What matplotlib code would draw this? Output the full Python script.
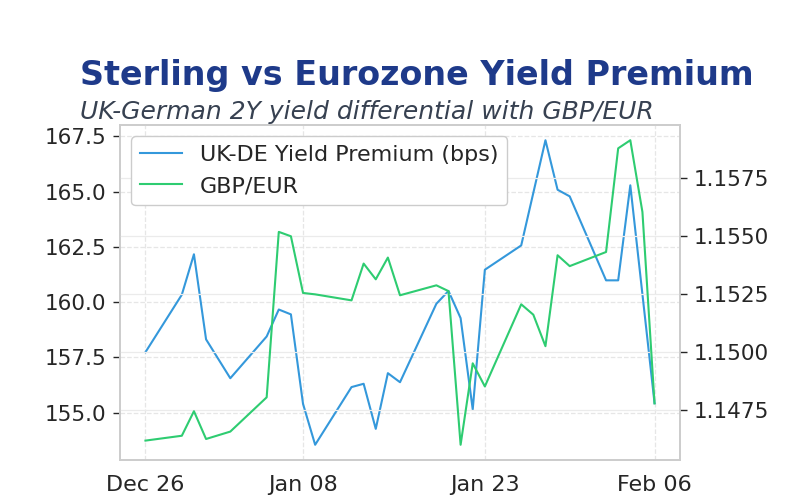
import matplotlib
matplotlib.use("Agg")
import matplotlib.pyplot as plt
import matplotlib.dates as mdates
import pandas as pd

# business days, Dec 26 to Feb 06 (Jan 1 closed)
dates = pd.to_datetime([
    "2025-12-26", "2025-12-29", "2025-12-30", "2025-12-31", "2026-01-02",
    "2026-01-05", "2026-01-06", "2026-01-07", "2026-01-08", "2026-01-09",
    "2026-01-12", "2026-01-13", "2026-01-14", "2026-01-15", "2026-01-16",
    "2026-01-19", "2026-01-20", "2026-01-21", "2026-01-22", "2026-01-23",
    "2026-01-26", "2026-01-27", "2026-01-28", "2026-01-29", "2026-01-30",
    "2026-02-02", "2026-02-03", "2026-02-04", "2026-02-05", "2026-02-06",
])
premium = [157.73, 160.33, 162.16, 158.31, 156.55,
           158.44, 159.66, 159.44, 155.39, 153.54,
           156.15, 156.30, 154.26, 156.78, 156.37,
           159.92, 160.50, 159.27, 155.14, 161.46,
           162.56, 164.94, 167.32, 165.08, 164.78,
           160.98, 160.98, 165.28, 160.35, 155.42]
gbpeur = [1.14616, 1.14637, 1.14743, 1.14623, 1.14655,
          1.14803, 1.15518, 1.15499, 1.15254, 1.15248,
          1.15222, 1.15381, 1.15313, 1.15407, 1.15244,
          1.15287, 1.15262, 1.14598, 1.14950, 1.14850,
          1.15205, 1.15160, 1.15024, 1.15417, 1.15370,
          1.15431, 1.15879, 1.15914, 1.15604, 1.14777]
tick_dates = pd.to_datetime(["2025-12-26", "2026-01-08", "2026-01-23", "2026-02-06"])

fig = plt.figure(figsize=(8, 5), dpi=100)
ax1 = fig.add_axes([0.15, 0.08, 0.70, 0.67])
ax2 = ax1.twinx()

l1, = ax1.plot(dates, premium, color="#3498db", lw=1.5, label="UK-DE Yield Premium (bps)")
l2, = ax2.plot(dates, gbpeur, color="#2ecc71", lw=1.5, label="GBP/EUR")

ax1.grid(True, linestyle="--", color="#e6e6e6", lw=0.9)
ax2.grid(True, axis="y", linestyle="-", color="#ebebeb", lw=0.9)
ax2.set_axisbelow(True)

ax1.set_xticks(tick_dates)
ax1.xaxis.set_major_formatter(mdates.DateFormatter("%b %d"))

for ax in (ax1, ax2):
    for s in ax.spines.values():
        s.set_color("#cccccc")
        s.set_linewidth(1.2)
    ax.tick_params(labelsize=15.5, colors="#262626", length=5, width=1, pad=5)
ax1.tick_params(axis="x", length=0, pad=11, labelsize=16)

leg = ax2.legend(handles=[l1, l2], loc="upper left", fontsize=16,
                 frameon=True, edgecolor="#cccccc", framealpha=1, fancybox=True,
                 handlelength=1.9)
for t in leg.get_texts():
    t.set_color("#262626")

fig.text(0.1, 0.848, "Sterling vs Eurozone Yield Premium", fontsize=24,
         fontweight="bold", color="#1e3a8a", ha="left", va="center")
fig.text(0.1, 0.777, "UK-German 2Y yield differential with GBP/EUR", fontsize=18,
         style="italic", color="#374151", ha="left", va="center")

fig.savefig("out.png", dpi=100)
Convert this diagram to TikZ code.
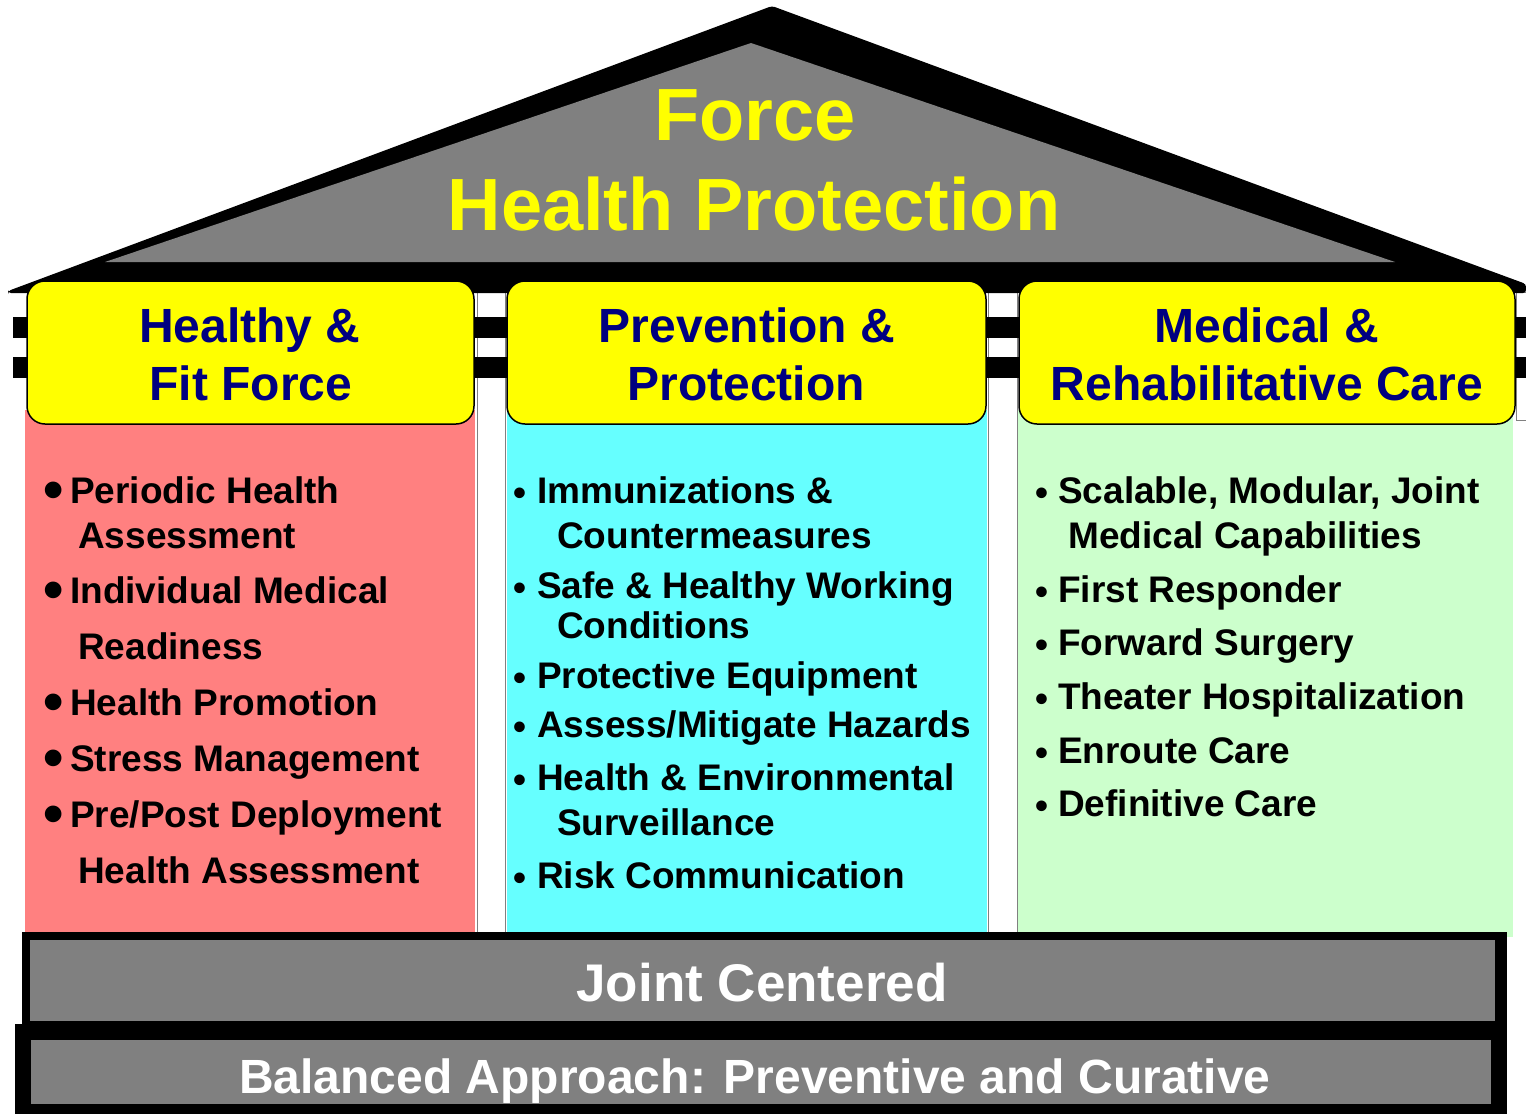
\documentclass[tikz,border=0pt]{standalone}
\usepackage{fontspec}
\setmainfont{Liberation Sans}
\definecolor{roofgray}{RGB}{128,128,128}
\definecolor{pillarred}{RGB}{255,128,128}
\definecolor{pillarcyan}{RGB}{102,255,255}
\definecolor{pillargreen}{RGB}{204,255,204}
\definecolor{headyellow}{RGB}{255,255,0}
\definecolor{navytext}{RGB}{0,0,128}
\begin{document}
\begin{tikzpicture}[x=1pt,y=-1pt,
  titletext/.style={anchor=base,inner sep=0pt,text=headyellow,font=\fontsize{74}{74}\selectfont\bfseries},
  headtext/.style={anchor=base,inner sep=0pt,text=navytext,font=\fontsize{48}{48}\selectfont\bfseries},
  itemtext/.style={anchor=base west,inner sep=0pt,text=black,font=\fontsize{37}{37}\selectfont\bfseries},
  bigbullet/.style={anchor=center,inner sep=0pt,text=black,font=\fontsize{58}{58}\selectfont\bfseries},
  smallbullet/.style={anchor=center,inner sep=0pt,text=black,font=\fontsize{37}{37}\selectfont\bfseries},
  headbox/.style={draw=black,line width=1.5pt,fill=headyellow,rounded corners=18pt},
  basetext/.style={anchor=base,inner sep=0pt,text=white,font=\bfseries},
  gapcol/.style={fill=white,draw=roofgray,line width=0.8pt}
]
\useasboundingbox (0,0) rectangle (1526,1114);
\fill[white] (0,0) rectangle (1526,1114);

% white gap columns between pillars
\filldraw[gapcol] (477,292) rectangle (505,934);
\filldraw[gapcol] (988,292) rectangle (1017,936);
\filldraw[gapcol] (1516,292) rectangle (1530,420);

% stripes (beams)
\fill[black] (13,317) rectangle (1526,338);
\fill[black] (13,357) rectangle (1526,378);

% roof
\fill[black,rounded corners=3pt] (8,291) -- (772,6) -- (1526,284) -- (1526,293) -- (8,293) -- cycle;
\fill[roofgray] (105,262) -- (751,43) -- (1395,262) -- cycle;

% pillars
\fill[pillarred] (25,410) rectangle (475,934);
\fill[pillarcyan] (507,410) rectangle (987,934);
\fill[pillargreen] (1018,410) rectangle (1513,937);

% header boxes
\draw[headbox] (27,281) rectangle (474,424);
\draw[headbox] (507,281) rectangle (986,424);
\draw[headbox] (1019,281) rectangle (1515,424);

% base
\fill[black] (22,932) rectangle (1507,1030);
\fill[roofgray] (30,940) rectangle (1495,1021);
\fill[black] (15,1024) rectangle (1507,1114);
\fill[roofgray] (31,1040) rectangle (1491,1104);

% title
\node[titletext] (force) at (755,140) {Force};
\node[titletext] (fhp) at (754,230) {Health Protection};

% headers
\node[headtext] (h1a) at (250,342) {Healthy \&};
\node[headtext] (h1b) at (251,400) {Fit Force};
\node[headtext] (h2a) at (747,342) {Prevention \&};
\node[headtext] (h2b) at (746,400) {Protection};
\node[headtext] (h3a) at (1267,342) {Medical \&};
\node[headtext] (h3b) at (1267,400) {Rehabilitative Care};

% left column
\node[bigbullet] (lb1) at (53.5,496) {•};
\node[itemtext] (l1) at (70,503) {Periodic Health};
\node[itemtext] (l2) at (78,548) {Assessment};
\node[bigbullet] (lb2) at (53.5,596) {•};
\node[itemtext] (l3) at (70,603) {Individual Medical};
\node[itemtext] (l4) at (78,659) {Readiness};
\node[bigbullet] (lb3) at (53.5,708) {•};
\node[itemtext] (l5) at (70,715) {Health Promotion};
\node[bigbullet] (lb4) at (53.5,764) {•};
\node[itemtext] (l6) at (70,771) {Stress Management};
\node[bigbullet] (lb5) at (53.5,820) {•};
\node[itemtext] (l7) at (70,827) {Pre/Post Deployment};
\node[itemtext] (l8) at (78,883) {Health Assessment};

% middle column
\node[smallbullet] (mb1) at (519.5,497) {•};
\node[itemtext] (m1) at (537,503) {Immunizations \&};
\node[itemtext] (m2) at (557,548) {Countermeasures};
\node[smallbullet] (mb2) at (519.5,592) {•};
\node[itemtext] (m3) at (537,598) {Safe \& Healthy Working};
\node[itemtext] (m4) at (557,638) {Conditions};
\node[smallbullet] (mb3) at (519.5,682) {•};
\node[itemtext] (m5) at (537,688) {Protective Equipment};
\node[smallbullet] (mb4) at (519.5,731) {•};
\node[itemtext] (m6) at (537,737) {Assess/Mitigate Hazards};
\node[smallbullet] (mb5) at (519.5,784) {•};
\node[itemtext] (m7) at (537,790) {Health \& Environmental};
\node[itemtext] (m8) at (557,835) {Surveillance};
\node[smallbullet] (mb6) at (519.5,882) {•};
\node[itemtext] (m9) at (537,888) {Risk Communication};

% right column
\node[smallbullet] (rb1) at (1041.5,497) {•};
\node[itemtext] (r1) at (1058,503) {Scalable, Modular, Joint};
\node[itemtext] (r2) at (1068,548) {Medical Capabilities};
\node[smallbullet] (rb2) at (1041.5,596) {•};
\node[itemtext] (r3) at (1058,602) {First Responder};
\node[smallbullet] (rb3) at (1041.5,649) {•};
\node[itemtext] (r4) at (1058,655) {Forward Surgery};
\node[smallbullet] (rb4) at (1041.5,703) {•};
\node[itemtext] (r5) at (1058,709) {Theater Hospitalization};
\node[smallbullet] (rb5) at (1041.5,757) {•};
\node[itemtext] (r6) at (1058,763) {Enroute Care};
\node[smallbullet] (rb6) at (1041.5,810) {•};
\node[itemtext] (r7) at (1058,816) {Definitive Care};

% base texts
\node[basetext,font=\fontsize{53}{53}\selectfont\bfseries] (joint) at (762,1001) {Joint Centered};
\node[basetext,font=\fontsize{48}{48}\selectfont\bfseries] (balanced) at (755,1093) {Balanced Approach: Preventive and Curative};
\end{tikzpicture}
\end{document}
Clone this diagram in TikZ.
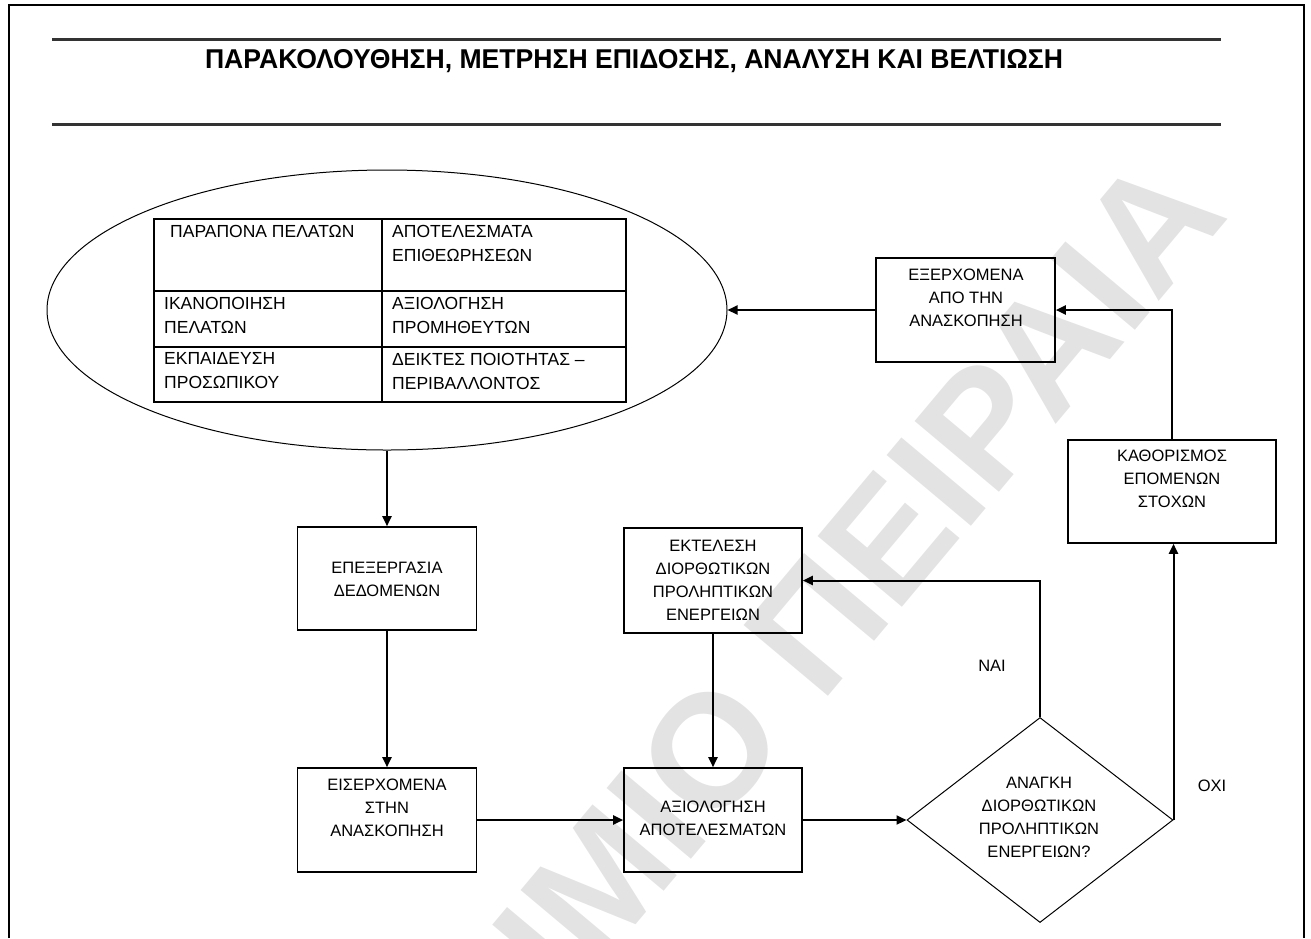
\documentclass[tikz,border=0pt]{standalone}
\usepackage{fontspec}
\setmainfont{Liberation Sans}
\usetikzlibrary{shapes.geometric,arrows.meta}
\begin{document}
\begin{tikzpicture}[x=1pt,y=-1pt,
  frame/.style={line width=2.2pt},
  rule/.style={line width=3pt,draw=black!80},
  stepbox/.style={draw,line width=1.6pt,inner sep=0pt},
  boxtext/.style={align=center,inner sep=0pt,font=\fontsize{16.5}{23}\selectfont},
  celltext/.style={align=left,anchor=west,inner sep=0pt,font=\fontsize{17.5}{24}\selectfont},
  flagtext/.style={inner sep=0pt,font=\fontsize{16.5}{20}\selectfont},
  link/.style={line width=2pt,-{Triangle[length=10pt,width=9pt]}},
  stamp/.style={inner sep=0pt,text=black!11,font=\fontsize{160}{160}\selectfont\bfseries},
]
\useasboundingbox (0,0) rectangle (1311,938);

% faint diagonal stamp behind everything
\node[stamp,rotate=50,anchor=base east] (mark) at (1231,216) {ΠΑΝΕΠΙΣΤΗΜΙΟ ΠΕΙΡΑΙΑ};

% page frame (open at the bottom)
\draw[frame] (9,938) -- (9,5) -- (1304,5) -- (1304,938);

% heading between two rules
\draw[rule] (52,39) -- (1221,39);
\draw[rule] (52,124) -- (1221,124);
\node[anchor=base,inner sep=0pt] (title) at (634,68)
  {\resizebox{858pt}{19pt}{\bfseries ΠΑΡΑΚΟΛΟΥΘΗΣΗ, ΜΕΤΡΗΣΗ ΕΠΙΔΟΣΗΣ, ΑΝΑΛΥΣΗ ΚΑΙ ΒΕΛΤΙΩΣΗ}};

% data sources: ellipse holding a 2x3 table
\node[ellipse,draw,line width=1pt,minimum width=680pt,minimum height=280pt,inner sep=0pt] (src) at (387,310) {};
\draw[line width=1.4pt] (154,219) rectangle (626,402);
\draw[line width=1.4pt] (154,291) -- (626,291) (154,347) -- (626,347) (382,219) -- (382,402);
\node[celltext] (c11) at (170,231) {ΠΑΡΑΠΟΝΑ ΠΕΛΑΤΩΝ};
\node[celltext] (c12) at (392,243) {ΑΠΟΤΕΛΕΣΜΑΤΑ\\ΕΠΙΘΕΩΡΗΣΕΩΝ};
\node[celltext] (c21) at (164,315) {ΙΚΑΝΟΠΟΙΗΣΗ\\ΠΕΛΑΤΩΝ};
\node[celltext] (c22) at (392,315) {ΑΞΙΟΛΟΓΗΣΗ\\ΠΡΟΜΗΘΕΥΤΩΝ};
\node[celltext] (c31) at (164,371) {ΕΚΠΑΙΔΕΥΣΗ\\ΠΡΟΣΩΠΙΚΟΥ};
\node[celltext] (c32) at (392,371) {ΔΕΙΚΤΕΣ ΠΟΙΟΤΗΤΑΣ –\\ΠΕΡΙΒΑΛΛΟΝΤΟΣ};

% process boxes
\node[stepbox,minimum width=179pt,minimum height=104pt] (exer) at (965.5,310) {};
\node[boxtext] (exert) at (966,297.5) {ΕΞΕΡΧΟΜΕΝΑ\\ΑΠΟ ΤΗΝ\\ΑΝΑΣΚΟΠΗΣΗ};

\node[stepbox,minimum width=208pt,minimum height=103pt] (kath) at (1172,491.5) {};
\node[boxtext] (katht) at (1172,479) {ΚΑΘΟΡΙΣΜΟΣ\\ΕΠΟΜΕΝΩΝ\\ΣΤΟΧΩΝ};

\node[stepbox,minimum width=179pt,minimum height=103pt] (epex) at (387,578.5) {};
\node[boxtext] (epext) at (387,579.5) {ΕΠΕΞΕΡΓΑΣΙΑ\\ΔΕΔΟΜΕΝΩΝ};

\node[stepbox,minimum width=178pt,minimum height=105pt] (ekt) at (713,580.5) {};
\node[boxtext] (ektt) at (713,580) {ΕΚΤΕΛΕΣΗ\\ΔΙΟΡΘΩΤΙΚΩΝ\\ΠΡΟΛΗΠΤΙΚΩΝ\\ΕΝΕΡΓΕΙΩΝ};

\node[stepbox,minimum width=179pt,minimum height=104pt] (eis) at (387,820) {};
\node[boxtext] (eist) at (387,808) {ΕΙΣΕΡΧΟΜΕΝΑ\\ΣΤΗΝ\\ΑΝΑΣΚΟΠΗΣΗ};

\node[stepbox,minimum width=178pt,minimum height=104pt] (axi) at (713,820) {};
\node[boxtext] (axit) at (713,818) {ΑΞΙΟΛΟΓΗΣΗ\\ΑΠΟΤΕΛΕΣΜΑΤΩΝ};

% decision
\node[diamond,draw,line width=1pt,minimum width=266pt,minimum height=205pt,inner sep=0pt] (dec) at (1040,820) {};
\node[boxtext] (dect) at (1039,817.5) {ΑΝΑΓΚΗ\\ΔΙΟΡΘΩΤΙΚΩΝ\\ΠΡΟΛΗΠΤΙΚΩΝ\\ΕΝΕΡΓΕΙΩΝ?};

% branch labels
\node[flagtext] (yes) at (992,666) {ΝΑΙ};
\node[flagtext] (no) at (1212,786) {ΟΧΙ};

% connectors
\draw[link] (src.south) -- (epex.north);
\draw[link] (epex.south) -- (eis.north);
\draw[link] (eis.east) -- (axi.west);
\draw[link] (ekt.south) -- (axi.north);
\draw[link] (axi.east) -- (dec.west);
\draw[link] (dec.north) |- (ekt.east);
\draw[link] (dec.east) -- (dec.east |- kath.south);
\draw[link] (kath.north) |- (exer.east);
\draw[link] (exer.west) -- (src.east);
\end{tikzpicture}
\end{document}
----------------------------------------
§ Task directions: Please give again the entries word for word, starting at the first line and ending with the line that contains "import pandas as pd"; include both of those lines but none of the pictures.

§ Answer:
What matplotlib code would draw this? Output the full Python script.
import matplotlib
matplotlib.use("Agg")
import matplotlib.pyplot as plt
import matplotlib.dates as mdates
import pandas as pd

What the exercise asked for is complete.